Short problem
Write out every line of the material as it stands, apart from the pictures.

** Start of Dataset content **

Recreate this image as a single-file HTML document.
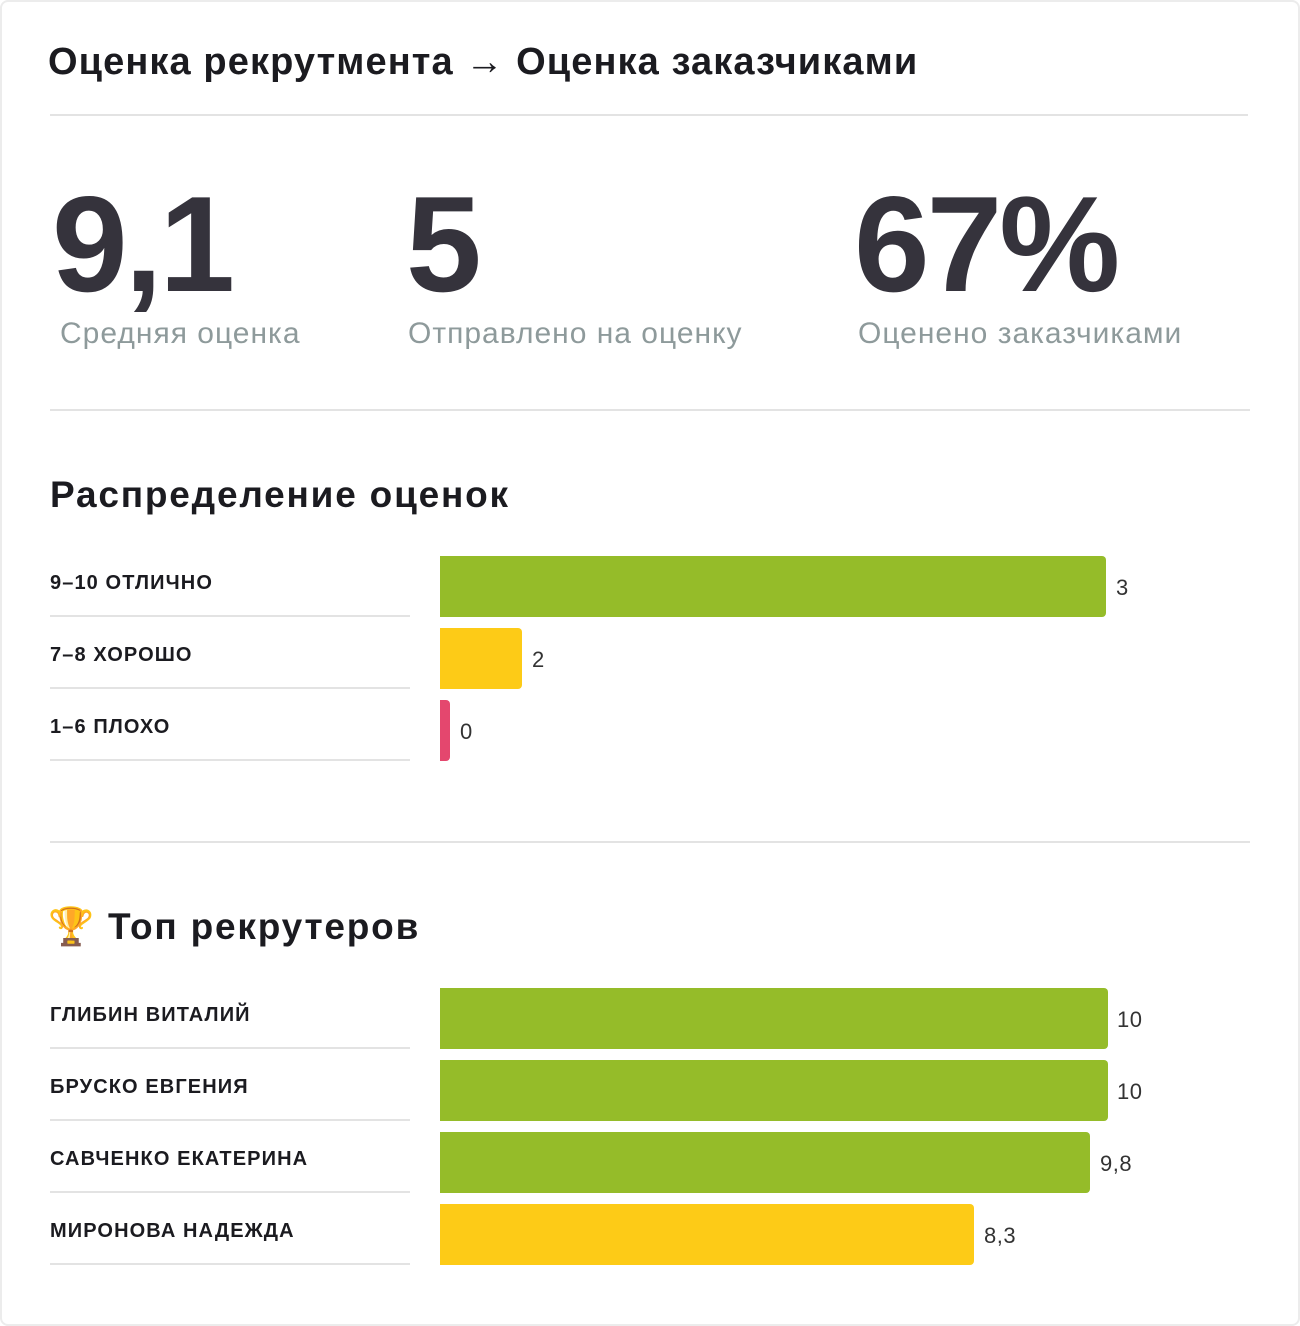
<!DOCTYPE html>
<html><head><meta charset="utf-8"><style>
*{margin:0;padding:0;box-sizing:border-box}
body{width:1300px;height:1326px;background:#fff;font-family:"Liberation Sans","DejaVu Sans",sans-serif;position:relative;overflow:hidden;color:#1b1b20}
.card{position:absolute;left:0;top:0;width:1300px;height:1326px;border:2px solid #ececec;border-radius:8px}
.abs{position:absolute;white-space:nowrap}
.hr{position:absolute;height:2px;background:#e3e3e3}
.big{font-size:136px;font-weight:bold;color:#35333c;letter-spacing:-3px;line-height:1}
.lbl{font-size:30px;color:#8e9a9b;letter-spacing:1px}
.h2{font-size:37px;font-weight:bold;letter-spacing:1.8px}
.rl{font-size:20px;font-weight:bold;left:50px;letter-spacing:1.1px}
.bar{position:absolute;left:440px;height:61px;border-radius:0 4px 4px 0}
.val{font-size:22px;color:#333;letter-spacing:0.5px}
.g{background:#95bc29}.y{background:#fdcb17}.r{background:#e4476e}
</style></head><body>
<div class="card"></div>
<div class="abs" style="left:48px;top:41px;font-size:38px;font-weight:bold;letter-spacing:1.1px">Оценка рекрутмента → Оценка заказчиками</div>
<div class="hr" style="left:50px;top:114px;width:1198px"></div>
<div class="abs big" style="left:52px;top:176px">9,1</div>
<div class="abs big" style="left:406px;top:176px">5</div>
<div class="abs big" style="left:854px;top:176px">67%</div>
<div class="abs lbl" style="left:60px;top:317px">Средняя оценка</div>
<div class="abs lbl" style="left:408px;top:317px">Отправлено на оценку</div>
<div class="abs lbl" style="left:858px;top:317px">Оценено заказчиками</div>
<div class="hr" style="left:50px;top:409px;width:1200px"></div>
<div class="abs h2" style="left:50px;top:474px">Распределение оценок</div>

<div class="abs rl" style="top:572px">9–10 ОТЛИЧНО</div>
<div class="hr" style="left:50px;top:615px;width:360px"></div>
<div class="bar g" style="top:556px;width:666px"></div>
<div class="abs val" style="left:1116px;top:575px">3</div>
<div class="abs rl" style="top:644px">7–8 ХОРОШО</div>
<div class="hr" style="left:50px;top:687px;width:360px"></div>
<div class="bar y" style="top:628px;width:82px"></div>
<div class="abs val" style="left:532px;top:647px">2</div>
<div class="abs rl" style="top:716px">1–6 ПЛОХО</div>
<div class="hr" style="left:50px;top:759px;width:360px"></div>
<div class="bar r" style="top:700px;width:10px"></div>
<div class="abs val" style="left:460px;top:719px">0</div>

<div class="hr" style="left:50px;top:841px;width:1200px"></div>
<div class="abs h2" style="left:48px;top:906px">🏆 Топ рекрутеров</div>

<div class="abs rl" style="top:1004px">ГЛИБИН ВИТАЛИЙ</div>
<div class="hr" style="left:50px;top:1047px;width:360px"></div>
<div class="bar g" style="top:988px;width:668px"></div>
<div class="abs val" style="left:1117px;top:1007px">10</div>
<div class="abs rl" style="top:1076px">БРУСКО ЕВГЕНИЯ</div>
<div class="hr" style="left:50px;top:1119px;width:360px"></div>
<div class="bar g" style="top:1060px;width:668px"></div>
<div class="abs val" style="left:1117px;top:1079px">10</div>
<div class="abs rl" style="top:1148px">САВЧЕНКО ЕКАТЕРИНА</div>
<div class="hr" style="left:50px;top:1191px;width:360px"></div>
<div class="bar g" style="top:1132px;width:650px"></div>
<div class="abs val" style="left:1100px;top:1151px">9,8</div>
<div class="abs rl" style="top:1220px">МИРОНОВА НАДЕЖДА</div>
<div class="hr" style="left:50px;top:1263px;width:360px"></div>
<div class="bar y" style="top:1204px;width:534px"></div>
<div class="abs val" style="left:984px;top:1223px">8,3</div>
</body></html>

** End of Dataset content **

Solution for this problem
Recreate this image as a single-file HTML document.
<!DOCTYPE html>
<html><head><meta charset="utf-8"><style>
*{margin:0;padding:0;box-sizing:border-box}
body{width:1300px;height:1326px;background:#fff;font-family:"Liberation Sans","DejaVu Sans",sans-serif;position:relative;overflow:hidden;color:#1b1b20}
.card{position:absolute;left:0;top:0;width:1300px;height:1326px;border:2px solid #ececec;border-radius:8px}
.abs{position:absolute;white-space:nowrap}
.hr{position:absolute;height:2px;background:#e3e3e3}
.big{font-size:136px;font-weight:bold;color:#35333c;letter-spacing:-3px;line-height:1}
.lbl{font-size:30px;color:#8e9a9b;letter-spacing:1px}
.h2{font-size:37px;font-weight:bold;letter-spacing:1.8px}
.rl{font-size:20px;font-weight:bold;left:50px;letter-spacing:1.1px}
.bar{position:absolute;left:440px;height:61px;border-radius:0 4px 4px 0}
.val{font-size:22px;color:#333;letter-spacing:0.5px}
.g{background:#95bc29}.y{background:#fdcb17}.r{background:#e4476e}
</style></head><body>
<div class="card"></div>
<div class="abs" style="left:48px;top:41px;font-size:38px;font-weight:bold;letter-spacing:1.1px">Оценка рекрутмента → Оценка заказчиками</div>
<div class="hr" style="left:50px;top:114px;width:1198px"></div>
<div class="abs big" style="left:52px;top:176px">9,1</div>
<div class="abs big" style="left:406px;top:176px">5</div>
<div class="abs big" style="left:854px;top:176px">67%</div>
<div class="abs lbl" style="left:60px;top:317px">Средняя оценка</div>
<div class="abs lbl" style="left:408px;top:317px">Отправлено на оценку</div>
<div class="abs lbl" style="left:858px;top:317px">Оценено заказчиками</div>
<div class="hr" style="left:50px;top:409px;width:1200px"></div>
<div class="abs h2" style="left:50px;top:474px">Распределение оценок</div>

<div class="abs rl" style="top:572px">9–10 ОТЛИЧНО</div>
<div class="hr" style="left:50px;top:615px;width:360px"></div>
<div class="bar g" style="top:556px;width:666px"></div>
<div class="abs val" style="left:1116px;top:575px">3</div>
<div class="abs rl" style="top:644px">7–8 ХОРОШО</div>
<div class="hr" style="left:50px;top:687px;width:360px"></div>
<div class="bar y" style="top:628px;width:82px"></div>
<div class="abs val" style="left:532px;top:647px">2</div>
<div class="abs rl" style="top:716px">1–6 ПЛОХО</div>
<div class="hr" style="left:50px;top:759px;width:360px"></div>
<div class="bar r" style="top:700px;width:10px"></div>
<div class="abs val" style="left:460px;top:719px">0</div>

<div class="hr" style="left:50px;top:841px;width:1200px"></div>
<div class="abs h2" style="left:48px;top:906px">🏆 Топ рекрутеров</div>

<div class="abs rl" style="top:1004px">ГЛИБИН ВИТАЛИЙ</div>
<div class="hr" style="left:50px;top:1047px;width:360px"></div>
<div class="bar g" style="top:988px;width:668px"></div>
<div class="abs val" style="left:1117px;top:1007px">10</div>
<div class="abs rl" style="top:1076px">БРУСКО ЕВГЕНИЯ</div>
<div class="hr" style="left:50px;top:1119px;width:360px"></div>
<div class="bar g" style="top:1060px;width:668px"></div>
<div class="abs val" style="left:1117px;top:1079px">10</div>
<div class="abs rl" style="top:1148px">САВЧЕНКО ЕКАТЕРИНА</div>
<div class="hr" style="left:50px;top:1191px;width:360px"></div>
<div class="bar g" style="top:1132px;width:650px"></div>
<div class="abs val" style="left:1100px;top:1151px">9,8</div>
<div class="abs rl" style="top:1220px">МИРОНОВА НАДЕЖДА</div>
<div class="hr" style="left:50px;top:1263px;width:360px"></div>
<div class="bar y" style="top:1204px;width:534px"></div>
<div class="abs val" style="left:984px;top:1223px">8,3</div>
</body></html>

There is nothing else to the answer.